_STATED GOAL_
Return the listing below unchanged, minus its pictures.

= = =

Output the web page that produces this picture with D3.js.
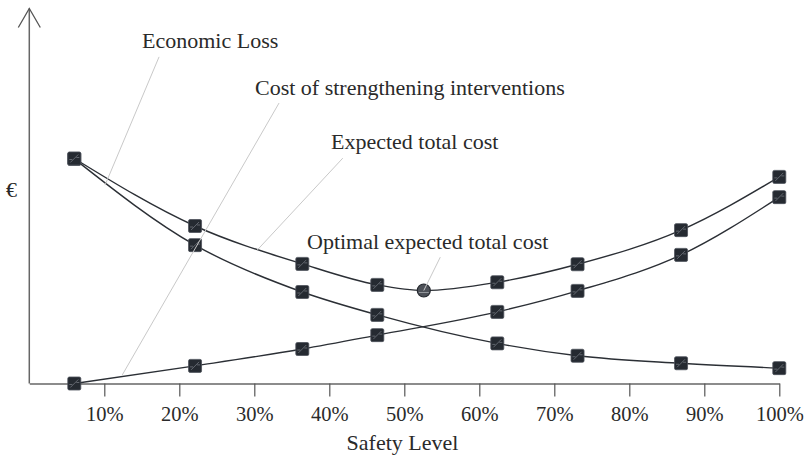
<!DOCTYPE html>
<html>
<head>
<meta charset="utf-8">
<script src="https://cdn.jsdelivr.net/npm/d3@7"></script>
<style>
  body { margin: 0; background: #fff; }
  svg { display: block; font-family: "Liberation Serif", "Times New Roman", serif; }
</style>
</head>
<body>
<div id="chart-area"></div>
<script>
// safety level (%) of each design option
var levels = [6, 22.1, 36.4, 46.4, 62.4, 73.1, 86.9, 100];
// costs, arbitrary units
var economicLoss = [59.9, 36.9, 24.4, 18.3, 10.7, 7.4, 5.4, 4.1];
var strengthening = [0, 4.7, 9.2, 12.9, 19.1, 24.7, 34.3, 49.7];
var totalCost = [60.0, 42.0, 31.9, 26.3, 27.0, 31.8, 40.9, 55.1];
var optimum = { level: 52.6, cost: 24.8 };
var tickLabels = [10, 20, 30, 40, 50, 60, 70, 80, 90, 100];

// label text + leader line (from / to in data units)
var notes = [
  { text: "Economic Loss", from: [17.3, 87.1], to: [10.1, 52.9] },
  { text: "Cost of strengthening interventions", from: [33.3, 74.8], to: [12.4, 2.3] },
  { text: "Expected total cost", from: [41.8, 60.1], to: [30.4, 35.6] },
  { text: "Optimal expected total cost", from: [54.8, 33.7], to: [optimum.level, optimum.cost] }
];
var notePos = [[142, 48], [255, 95], [331, 149], [307, 249]];

var width = 808, height = 455;

var svg = d3.select("#chart-area")
  .append("svg")
  .attr("width", width)
  .attr("height", height);

var x = d3.scaleLinear().domain([0, 100]).range([29.3, 779.3]);
var y = d3.scaleLinear().domain([0, 100]).range([383.5, 8.5]);

// x axis
var xAxisCall = d3.axisBottom(x)
  .tickValues(tickLabels)
  .tickFormat(function(d){ return d + "%"; })
  .tickSize(13)
  .tickSizeOuter(0)
  .tickPadding(10);

var xAxis = svg.append("g")
  .attr("transform", "translate(0," + y(0) + ")")
  .call(xAxisCall);
xAxis.select(".domain").attr("stroke", "#666").attr("stroke-width", 1.5);
xAxis.selectAll(".tick line").attr("stroke", "#555").attr("stroke-width", 1.2);
xAxis.selectAll(".tick text")
  .attr("fill", "#2a2a2a")
  .style("font-family", "Liberation Serif")
  .style("font-size", "20.5px");

// y axis with open arrow head
svg.append("line")
  .attr("x1", x(0)).attr("x2", x(0))
  .attr("y1", y(0)).attr("y2", y(100))
  .attr("stroke", "#666").attr("stroke-width", 1.5);
svg.append("path")
  .attr("d", "M" + (x(0) - 11) + "," + (y(100) + 19) + "L" + x(0) + "," + y(100) + "L" + (x(0) + 11) + "," + (y(100) + 19))
  .attr("fill", "none").attr("stroke", "#555").attr("stroke-width", 1.3);

svg.append("text")
  .attr("x", 6).attr("y", 197)
  .attr("font-size", "22px")
  .attr("fill", "#2a2a2a")
  .text("€");

svg.append("text")
  .attr("x", 402.5).attr("y", 450)
  .attr("text-anchor", "middle")
  .attr("font-size", "22px")
  .attr("fill", "#2a2a2a")
  .text("Safety Level");

// series
var lossPts = levels.map(function(l, i){ return [l, economicLoss[i]]; });
var costPts = levels.map(function(l, i){ return [l, strengthening[i]]; });
var totalPts = levels.map(function(l, i){ return [l, totalCost[i]]; });
var totalCurvePts = totalPts.concat([[optimum.level, optimum.cost]])
  .sort(function(a, b){ return a[0] - b[0]; });

var line = d3.line()
  .x(function(d){ return x(d[0]); })
  .y(function(d){ return y(d[1]); })
  .curve(d3.curveMonotoneX);

[lossPts, costPts, totalCurvePts].forEach(function(pts){
  svg.append("path")
    .attr("d", line(pts))
    .attr("fill", "none")
    .attr("stroke", "#2b2f35")
    .attr("stroke-width", 1.4);
});

// square markers
var allPts = lossPts.concat(costPts, totalPts);
var marks = svg.selectAll(".mark").data(allPts).enter()
  .append("g")
  .attr("class", "mark")
  .attr("transform", function(d){ return "translate(" + x(d[0]) + "," + y(d[1]) + ")"; });
marks.append("rect")
  .attr("x", -6.5).attr("y", -6.5)
  .attr("width", 13).attr("height", 13)
  .attr("rx", 1.5)
  .attr("fill", "#252a31")
  .attr("stroke", "#4d525a")
  .attr("stroke-width", 0.8);
marks.append("path")
  .attr("d", "M-4,4L4,-4M-5,1L-2,1M2,-1L5,-1")
  .attr("stroke", "#7b8088")
  .attr("stroke-width", 0.7);

// optimum point
var opt = svg.append("g")
  .attr("transform", "translate(" + x(optimum.level) + "," + y(optimum.cost) + ")");
opt.append("circle")
  .attr("r", 6.5)
  .attr("fill", "#4d5158")
  .attr("stroke", "#25292f")
  .attr("stroke-width", 1.2);
opt.append("path")
  .attr("d", "M-5,2L5,2")
  .attr("stroke", "#a6a9ad")
  .attr("stroke-width", 0.8);

// leaders + labels
svg.selectAll(".leader").data(notes).enter()
  .append("line")
  .attr("class", "leader")
  .attr("x1", function(d){ return x(d.from[0]); })
  .attr("y1", function(d){ return y(d.from[1]); })
  .attr("x2", function(d){ return x(d.to[0]); })
  .attr("y2", function(d){ return y(d.to[1]); })
  .attr("stroke", "#c9c9c9")
  .attr("stroke-width", 1);

svg.selectAll(".note").data(notes).enter()
  .append("text")
  .attr("class", "note")
  .attr("x", function(d, i){ return notePos[i][0]; })
  .attr("y", function(d, i){ return notePos[i][1]; })
  .attr("font-size", "22px")
  .attr("fill", "#2a2a2a")
  .text(function(d){ return d.text; });
</script>
</body>
</html>
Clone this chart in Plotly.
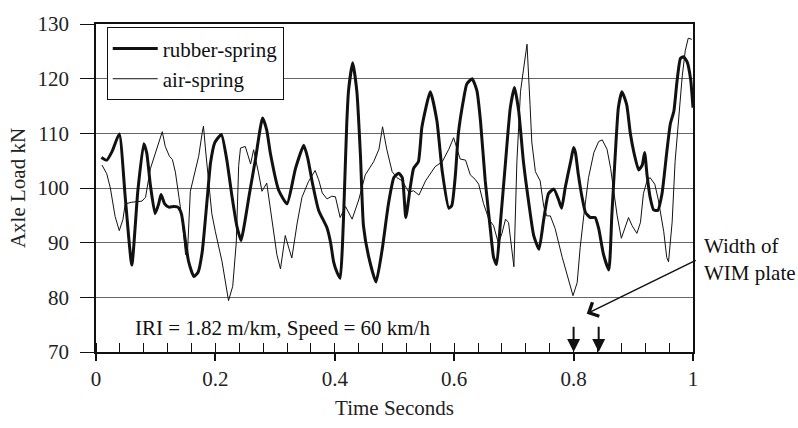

= = =

_WORKED ANSWER_
Output the web page that produces this picture with D3.js.
<!DOCTYPE html>
<html>
<head>
<meta charset="utf-8">
<script src="https://cdn.jsdelivr.net/npm/d3@7"></script>
<style>
  body { margin: 0; background: #fff; }
  svg { display: block; font-family: "Liberation Serif", "Times New Roman", serif; }
</style>
</head>
<body>
<div id="chart-area"></div>
<script>
// safety level (%) of each design option
var levels = [6, 22.1, 36.4, 46.4, 62.4, 73.1, 86.9, 100];
// costs, arbitrary units
var economicLoss = [59.9, 36.9, 24.4, 18.3, 10.7, 7.4, 5.4, 4.1];
var strengthening = [0, 4.7, 9.2, 12.9, 19.1, 24.7, 34.3, 49.7];
var totalCost = [60.0, 42.0, 31.9, 26.3, 27.0, 31.8, 40.9, 55.1];
var optimum = { level: 52.6, cost: 24.8 };
var tickLabels = [10, 20, 30, 40, 50, 60, 70, 80, 90, 100];

// label text + leader line (from / to in data units)
var notes = [
  { text: "Economic Loss", from: [17.3, 87.1], to: [10.1, 52.9] },
  { text: "Cost of strengthening interventions", from: [33.3, 74.8], to: [12.4, 2.3] },
  { text: "Expected total cost", from: [41.8, 60.1], to: [30.4, 35.6] },
  { text: "Optimal expected total cost", from: [54.8, 33.7], to: [optimum.level, optimum.cost] }
];
var notePos = [[142, 48], [255, 95], [331, 149], [307, 249]];

var width = 808, height = 455;

var svg = d3.select("#chart-area")
  .append("svg")
  .attr("width", width)
  .attr("height", height);

var x = d3.scaleLinear().domain([0, 100]).range([29.3, 779.3]);
var y = d3.scaleLinear().domain([0, 100]).range([383.5, 8.5]);

// x axis
var xAxisCall = d3.axisBottom(x)
  .tickValues(tickLabels)
  .tickFormat(function(d){ return d + "%"; })
  .tickSize(13)
  .tickSizeOuter(0)
  .tickPadding(10);

var xAxis = svg.append("g")
  .attr("transform", "translate(0," + y(0) + ")")
  .call(xAxisCall);
xAxis.select(".domain").attr("stroke", "#666").attr("stroke-width", 1.5);
xAxis.selectAll(".tick line").attr("stroke", "#555").attr("stroke-width", 1.2);
xAxis.selectAll(".tick text")
  .attr("fill", "#2a2a2a")
  .style("font-family", "Liberation Serif")
  .style("font-size", "20.5px");

// y axis with open arrow head
svg.append("line")
  .attr("x1", x(0)).attr("x2", x(0))
  .attr("y1", y(0)).attr("y2", y(100))
  .attr("stroke", "#666").attr("stroke-width", 1.5);
svg.append("path")
  .attr("d", "M" + (x(0) - 11) + "," + (y(100) + 19) + "L" + x(0) + "," + y(100) + "L" + (x(0) + 11) + "," + (y(100) + 19))
  .attr("fill", "none").attr("stroke", "#555").attr("stroke-width", 1.3);

svg.append("text")
  .attr("x", 6).attr("y", 197)
  .attr("font-size", "22px")
  .attr("fill", "#2a2a2a")
  .text("€");

svg.append("text")
  .attr("x", 402.5).attr("y", 450)
  .attr("text-anchor", "middle")
  .attr("font-size", "22px")
  .attr("fill", "#2a2a2a")
  .text("Safety Level");

// series
var lossPts = levels.map(function(l, i){ return [l, economicLoss[i]]; });
var costPts = levels.map(function(l, i){ return [l, strengthening[i]]; });
var totalPts = levels.map(function(l, i){ return [l, totalCost[i]]; });
var totalCurvePts = totalPts.concat([[optimum.level, optimum.cost]])
  .sort(function(a, b){ return a[0] - b[0]; });

var line = d3.line()
  .x(function(d){ return x(d[0]); })
  .y(function(d){ return y(d[1]); })
  .curve(d3.curveMonotoneX);

[lossPts, costPts, totalCurvePts].forEach(function(pts){
  svg.append("path")
    .attr("d", line(pts))
    .attr("fill", "none")
    .attr("stroke", "#2b2f35")
    .attr("stroke-width", 1.4);
});

// square markers
var allPts = lossPts.concat(costPts, totalPts);
var marks = svg.selectAll(".mark").data(allPts).enter()
  .append("g")
  .attr("class", "mark")
  .attr("transform", function(d){ return "translate(" + x(d[0]) + "," + y(d[1]) + ")"; });
marks.append("rect")
  .attr("x", -6.5).attr("y", -6.5)
  .attr("width", 13).attr("height", 13)
  .attr("rx", 1.5)
  .attr("fill", "#252a31")
  .attr("stroke", "#4d525a")
  .attr("stroke-width", 0.8);
marks.append("path")
  .attr("d", "M-4,4L4,-4M-5,1L-2,1M2,-1L5,-1")
  .attr("stroke", "#7b8088")
  .attr("stroke-width", 0.7);

// optimum point
var opt = svg.append("g")
  .attr("transform", "translate(" + x(optimum.level) + "," + y(optimum.cost) + ")");
opt.append("circle")
  .attr("r", 6.5)
  .attr("fill", "#4d5158")
  .attr("stroke", "#25292f")
  .attr("stroke-width", 1.2);
opt.append("path")
  .attr("d", "M-5,2L5,2")
  .attr("stroke", "#a6a9ad")
  .attr("stroke-width", 0.8);

// leaders + labels
svg.selectAll(".leader").data(notes).enter()
  .append("line")
  .attr("class", "leader")
  .attr("x1", function(d){ return x(d.from[0]); })
  .attr("y1", function(d){ return y(d.from[1]); })
  .attr("x2", function(d){ return x(d.to[0]); })
  .attr("y2", function(d){ return y(d.to[1]); })
  .attr("stroke", "#c9c9c9")
  .attr("stroke-width", 1);

svg.selectAll(".note").data(notes).enter()
  .append("text")
  .attr("class", "note")
  .attr("x", function(d, i){ return notePos[i][0]; })
  .attr("y", function(d, i){ return notePos[i][1]; })
  .attr("font-size", "22px")
  .attr("fill", "#2a2a2a")
  .text(function(d){ return d.text; });
</script>
</body>
</html>
Clone this chart in Plotly.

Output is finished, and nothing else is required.